As for travel, it will be a requirement of GSM’s curriculum. Students will participate in two trips – one domestic and one overseas. The domestic trip will take students to Colorado Springs, CO and will showcase the United States Olympic and Paralympic Committee Training Center. During the trip, students will meet and learn from NGB leaders and Olympians about how the United States Olympic System differs from its global counterparts.   

For the international trip, Chambers plans to take students to the United Kingdom, where they will meet the management of Wimbledon, tour Queen Elizabeth Olympic Park, and visit professional stadia in Manchester and London.

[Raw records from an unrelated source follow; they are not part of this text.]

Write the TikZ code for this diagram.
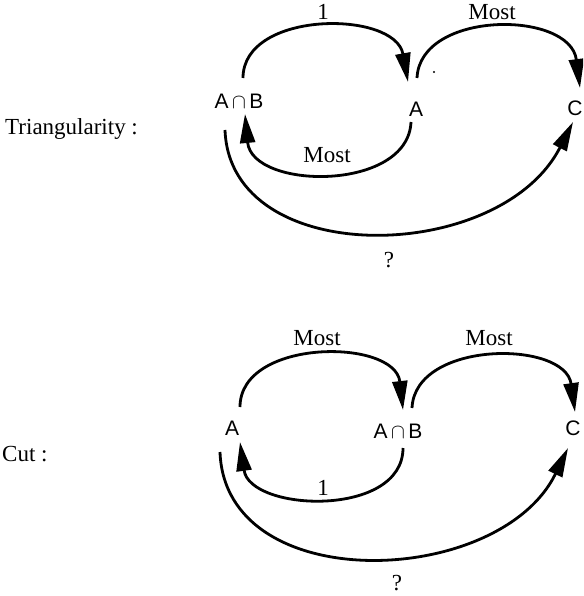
\documentclass[tikz,border=0pt]{standalone}
\usepackage{fontspec}
\setmainfont{Liberation Serif}
\newfontfamily\nodefont{Liberation Sans}
\usetikzlibrary{arrows.meta}
\tikzset{
  txt/.style={inner sep=0pt, font=\fontsize{23}{27}\selectfont},
  setlbl/.style={inner sep=0pt, font=\nodefont\fontsize{21}{25}\selectfont},
  arc/.style={line width=2.8pt, -{Triangle[length=29pt,width=15pt]}},
}
\begin{document}
\begin{tikzpicture}[x=1pt,y=-1pt]
\clip (0,0) rectangle (583,596);
% left titles
\node[txt, anchor=base west] (tri) at (5,135) {Triangularity :};
\node[txt, anchor=base west] (cut) at (2,461) {Cut :};

% ---------- Triangularity ----------
\node[setlbl] (ab1) at (239,101) {A$\,\cap\,$B};
\node[setlbl] (a1) at (416,109) {A};
\node[setlbl] (c1) at (575,108) {C};

\draw[arc] ([shift={(4,-23)}]ab1.center) .. controls (243,10) and (395,10) .. ([shift={(-8,-27)}]a1.center);
\draw[arc] ([shift={(1,-31)}]a1.center) .. controls (420,10) and (570,10) .. ([shift={(5,-20)}]c1.center);
\draw[arc] ([shift={(-5,13)}]a1.center) .. controls (408,192) and (252,190) .. ([shift={(6,13)}]ab1.center);
\draw[arc] ([shift={(-14,29)}]ab1.center) .. controls (230,270) and (500,265) .. ([shift={(-2,14)}]c1.center);

\node[txt, anchor=base] (l1) at (323,20) {1};
\node[txt, anchor=base] (l2) at (492,20) {Most};
\node[txt, anchor=base] (l3) at (327,163) {Most};
\node[txt, anchor=base] (l4) at (389,267) {?};
\fill (434,72) circle (1.2);

% ---------- Cut ----------
\node[setlbl] (a2) at (232,428) {A};
\node[setlbl] (ab2) at (398,431) {A$\,\cap\,$B};
\node[setlbl] (c2) at (573,428) {C};

\draw[arc] ([shift={(8,-21)}]a2.center) .. controls (240,338) and (395,338) .. ([shift={(5,-21)}]ab2.center);
\draw[arc] ([shift={(14,-23)}]ab2.center) .. controls (415,340) and (565,340) .. ([shift={(2,-16)}]c2.center);
\draw[arc] ([shift={(5,17)}]ab2.center) .. controls (403,518) and (250,512) .. ([shift={(8,14)}]a2.center);
\draw[arc] ([shift={(-12,24)}]a2.center) .. controls (225,598) and (500,588) .. ([shift={(-5,20)}]c2.center);

\node[txt, anchor=base] (m1) at (317,345) {Most};
\node[txt, anchor=base] (m2) at (489,345) {Most};
\node[txt, anchor=base] (m3) at (323,495) {1};
\node[txt, anchor=base] (m4) at (397,590) {?};
\end{tikzpicture}
\end{document}
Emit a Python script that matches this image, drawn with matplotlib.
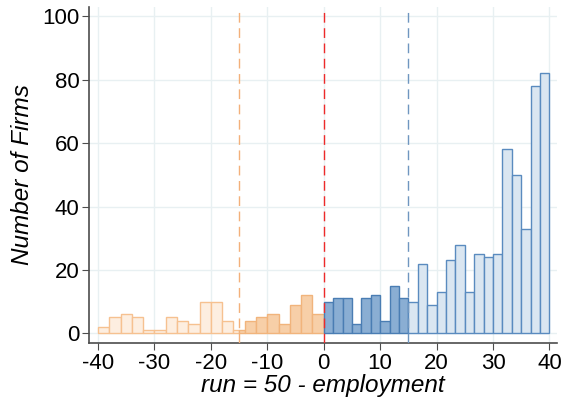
import numpy as np
import matplotlib.pyplot as plt

plt.rcParams['font.family'] = ['Liberation Sans', 'DejaVu Sans']
plt.rcParams['axes.unicode_minus'] = False

# Bin edges and counts for each of the four groups
far_left_edges = [-40, -38, -36, -34, -32, -30, -28, -26, -24, -22, -20, -18, -16, -15]
far_left_counts = [2, 5, 6, 5, 1, 1, 5, 4, 3, 10, 10, 4, 1]

near_left_edges = [-15, -14, -12, -10, -8, -6, -4, -2, 0]
near_left_counts = [1, 4, 5, 6, 3, 9, 12, 6]

near_right_edges = np.linspace(0, 15, 10)
near_right_counts = [10, 11, 11, 3, 11, 12, 4, 15, 11]

far_right_edges = np.linspace(15, 40, 16)
far_right_counts = [10, 22, 9, 13, 23, 28, 13, 25, 24, 25, 58, 50, 33, 78, 82]

cutoffs = [-15, 0, 15]

fig, ax = plt.subplots(figsize=(5.67, 4.01), dpi=100)


def draw(edges, counts, face, edge):
    edges = np.asarray(edges, dtype=float)
    ax.bar(edges[:-1], counts, width=np.diff(edges), align="edge",
           color=face, edgecolor=edge, linewidth=1.0, zorder=3)


draw(far_left_edges, far_left_counts, "#fdeee0", "#f6c190")
draw(near_left_edges, near_left_counts, "#f7cfa8", "#f1b47c")
draw(near_right_edges, near_right_counts, "#8aaed3", "#4a7db3")
draw(far_right_edges, far_right_counts, "#dae6f1", "#5a8bbf")

# Cutoff lines
ax.axvline(cutoffs[0], color="#f3b07a", linestyle=(0, (7, 4)), linewidth=1, zorder=4)
ax.axvline(cutoffs[1], color="#ee2a2a", linestyle=(0, (7, 4)), linewidth=1, zorder=4)
ax.axvline(cutoffs[2], color="#6f96c0", linestyle=(0, (7, 4)), linewidth=1, zorder=4)

ax.set_xlim(-41.6, 41.3)
ax.set_ylim(-3, 103)
ax.set_xticks(range(-40, 41, 10))
ax.set_yticks(range(0, 101, 20))
ax.grid(True, color="#e8f0f2", linewidth=1, zorder=0)

for s in ["top", "right"]:
    ax.spines[s].set_visible(False)
for s in ["left", "bottom"]:
    ax.spines[s].set_color("#4d4d4d")
    ax.spines[s].set_linewidth(1.2)

ax.tick_params(labelsize=16, color="#4d4d4d", length=5, pad=2)
ax.set_xlabel("run = 50 - employment", fontsize=17.5, style="italic", labelpad=0)
ax.set_ylabel("Number of Firms", fontsize=17.5, style="italic", labelpad=6)

fig.subplots_adjust(left=0.157, right=0.982, top=0.983, bottom=0.145)
fig.savefig("out.png", dpi=100)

In conjunction with workshops given by discipline experts on various iconic campuses such as Oxford, students will learn from sport executives about how sport is managed in the UK, and how the British Olympic Association differs from its American counterpart.   

“Throughout the context of all of the classes we will be talking about global issues,” Chambers said. “If it’s the marketing class, for example, we will be talking about how sports marketing is globalizing.” 

To illustrate what she meant, Chambers cited a recent trip to France by the executives of the Charlotte Hornets, who played the Milwaukee Bucks in Paris.  

The Hornets’ executives “were helping promote Charlotte in France, trying to convince their French counterparts to come do business in Charlotte,” she said. “They were using sports to develop relationships because sports is a connector across all barriers.”